LONDON — They’ve been on the gold standard for half a dozen years now, the five-time world champions and Beijing gold medalists. So what the US women’s eight-oared crew is looking for Thursday afternoon at Dorney Lake in Eton is not validation but affirmation.
The Americans are the biggest favorite on the 14-race board, the US boat with the best chance to pry a gold medal out of the hands of Great Britain and New Zealand, who are expected to corner the market after winning half of the events at last year’s world regatta. On Wednesday morning the British claimed the first one up for grabs just as their countrymen were on the verge of dragooning an alchemist to gild a few bronzes.
“Ecstatic and shattered at the same time,” declared Heather Stanning after she and partner Helen Glover had gone wire-to-wire to win the women’s pair over Australia and New Zealand’s world titlists. That was the beginning of a wrenching day for the Yanks, who came within half a second of winning three medals.
The one they got was the one they’d counted on, a bronze from the women’s quad of Adrienne Martelli, Megan Kalmoe, Kara Kohler and Natalie Dell.
Their fellow Americans would have rented their souls for a bronze. Sarah Zelenka and Sara Hendershot came out of last place after 500 meters to finish two tenths of a second off the podium. And the men’s eight, which trailed the field by open water midway down the course, just missed catching the fading Brits for the bronze by three tenths. “You can’t fault the effort,” said coach Mike Teti, who’d directed the US entry to gold and bronze at the last two Olympics. “They fought the whole way.”

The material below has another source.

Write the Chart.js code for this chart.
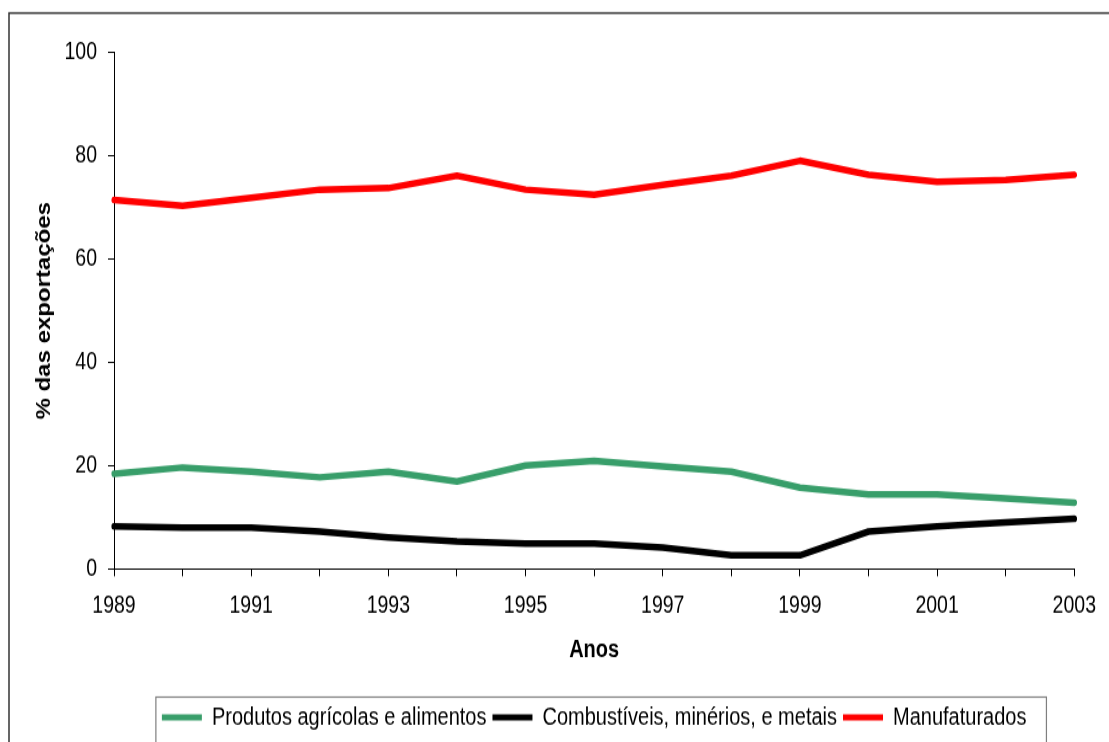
<!DOCTYPE html>
<html>
<head>
<meta charset="utf-8">
<script src="https://cdn.jsdelivr.net/npm/chart.js@4/dist/chart.umd.min.js"></script>
<style>
    html, body { margin: 0; padding: 0; background: #ffffff; }
    #wrap { width: 1109px; height: 742px; }
    /* the reference picture is stretched vertically, so draw at 603px high and stretch */
    #chart { display: block; transform: scaleY(1.2305); transform-origin: 0 0; }
</style>
</head>
<body>
<div id="wrap"><canvas id="chart" width="1109" height="603"></canvas></div>
<script>
    // data
    const years = ['1989', '1990', '1991', '1992', '1993', '1994', '1995', '1996', '1997', '1998', '1999', '2000', '2001', '2002', '2003']
    const agricolas = [18.5, 19.7, 18.9, 17.8, 18.9, 17.0, 20.1, 21.0, 19.9, 18.9, 15.8, 14.5, 14.5, 13.7, 12.9]
    const combustiveis = [8.3, 8.1, 8.1, 7.3, 6.2, 5.4, 5.0, 5.0, 4.2, 2.7, 2.7, 7.3, 8.3, 9.1, 9.8]
    const manufaturados = [71.4, 70.3, 71.8, 73.4, 73.7, 76.1, 73.4, 72.4, 74.3, 76.1, 79.0, 76.3, 74.9, 75.3, 76.3]
    const seriesNames = ['Produtos agrícolas e alimentos', 'Combustíveis, minérios, e metais', 'Manufaturados']
    const yMin = 0
    const yMax = 100
    const yStep = 20

    const family = `'Liberation Sans', Arial, sans-serif`

    // outer chart frame and the box around the legend
    const frames = {
        id: 'frames',
        afterDraw(chart) {
            const ctx = chart.ctx
            ctx.save()
            ctx.strokeStyle = '#333333'
            ctx.lineWidth = 1.5
            ctx.strokeRect(9, 10.6, chart.width + 20, chart.height + 20)
            const boxes = chart.legend.legendHitBoxes
            if (boxes && boxes.length) {
                const last = boxes[boxes.length - 1]
                const l = boxes[0].left - 6
                const r = last.left + last.width + 20
                ctx.strokeStyle = '#7f7f7f'
                ctx.lineWidth = 1.2
                ctx.strokeRect(l, chart.legend.top - 0.5, r - l, chart.height)
            }
            ctx.restore()
        }
    }

    const line = (label, data, color) => ({
        label, data,
        borderColor: color, backgroundColor: color,
        borderWidth: 5.5, tension: 0, pointRadius: 0, borderCapStyle: 'round', borderJoinStyle: 'round'
    })

    new Chart(document.getElementById('chart'), {
        type: 'line',
        data: {
            labels: years,
            datasets: [
                line(seriesNames[0], agricolas, '#389e6a'),
                line(seriesNames[1], combustiveis, '#000000'),
                line(seriesNames[2], manufaturados, '#ff0000')
            ]
        },
        options: {
            responsive: false,
            animation: false,
            devicePixelRatio: 1,
            layout: { padding: { left: 20, top: 42.3, right: 5, bottom: 0 } },
            plugins: {
                tooltip: { enabled: false },
                legend: {
                    position: 'bottom',
                    fullSize: false,
                    labels: {
                        boxWidth: 40, boxHeight: 5, padding: 6, color: '#000000',
                        font: { family, size: 20 },
                        generateLabels(chart) {
                            return Chart.defaults.plugins.legend.labels.generateLabels(chart).map(l => ({ ...l, lineWidth: 0 }))
                        }
                    }
                }
            },
            scales: {
                x: {
                    offset: false,
                    grid: { drawOnChartArea: false, drawTicks: true, tickLength: 5.7, color: '#000000' },
                    border: { color: '#000000', width: 1 },
                    ticks: {
                        autoSkip: false, maxRotation: 0, padding: 13, color: '#000000',
                        font: { family, size: 19.5 },
                        callback(v, i) { return i % 2 === 0 ? this.getLabelForValue(v) : '' }
                    },
                    title: {
                        display: true, text: 'Anos', color: '#000000',
                        font: { family, size: 20, weight: 'bold' },
                        padding: { top: 10, bottom: 26.4 }
                    },
                    afterFit(scale) { scale.height = 104.3 }
                },
                y: {
                    min: yMin, max: yMax,
                    grid: { drawOnChartArea: false, drawTicks: true, tickLength: 6, color: '#000000' },
                    border: { color: '#000000', width: 1 },
                    ticks: { stepSize: yStep, padding: 11, color: '#000000', font: { family, size: 19.5 } },
                    title: {
                        display: true, text: '% das exportações', color: '#000000',
                        font: { family, size: 19.5, weight: 'bold' },
                        padding: { top: 13, bottom: 0 }
                    },
                    afterFit(scale) { scale.width = 94 }
                }
            }
        },
        plugins: [frames]
    })
</script>
</body>
</html>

Had they managed a medal, it would have been an great achievement. After finishing eighth at the global regatta the Americans had to win a last-chance qualifier in May in Switzerland in order to avoid missing the Games for the first time, which would have been a disaster for an octocentric country.
This boat, which had Northeastern grad and Duxbury native Will Miller in the 4-seat, had no returnees from the 2008 lineup. It had been assembled on the last day of April and had raced only three times before the final. Yet the US came back from the dead and was in the mix amid a blanket finish in which less than seven tenths of a second separated third place from sixth.
That was no consolation for the Americans, who were slumped over their oars at the finish with exhaustion and anguish. “It’s painful whether it’s close or not,” said 5-man Giuseppe Lanzone. “We didn’t get a medal. Whether we lose by point-one or five seconds, it’s the same.”
The Germans, who won the gold for the first time in 24 years, would have taken it to their graves if they hadn’t prevailed after collecting the last three world crowns. “In Beijing, the result wasn’t so positive,” observed bowman Filip Adamski, after his seatmates, among them Boston University grad Florian Mennigen, had held off Canada’s defending champions, who included Harvard grad Malcolm Howard, by just 1.23 seconds. “I wasn’t sure we’d won until we crossed the line.”
The US women may get the same challenge from their northern neighbors, who’ve chased them to the finish at the last two global regattas and lost to them by only three hundredths of a second at the World Cup in Lucerne.
While the two rivals will be adjacent to each other in the middle lanes, the Americans will keep an eye on the one boat that has been in the medals ever since 1980 and had won three consecutive golds before the US dethroned them in Beijing. “Romania is the one that I am always watching out for,” said coach Tom Terhaar.
It is, however, a six-boat race and the British, Dutch, and Australians also are expected to turn up at the line.
“We’re just going to focus on what we can do in our lane and execute what we’ve envisioned, what we’ve practiced and what we believe in,” says cox Mary Whipple, who steered her boat to the podium in both Athens and Beijing. “And the results are going to take care of themselves.”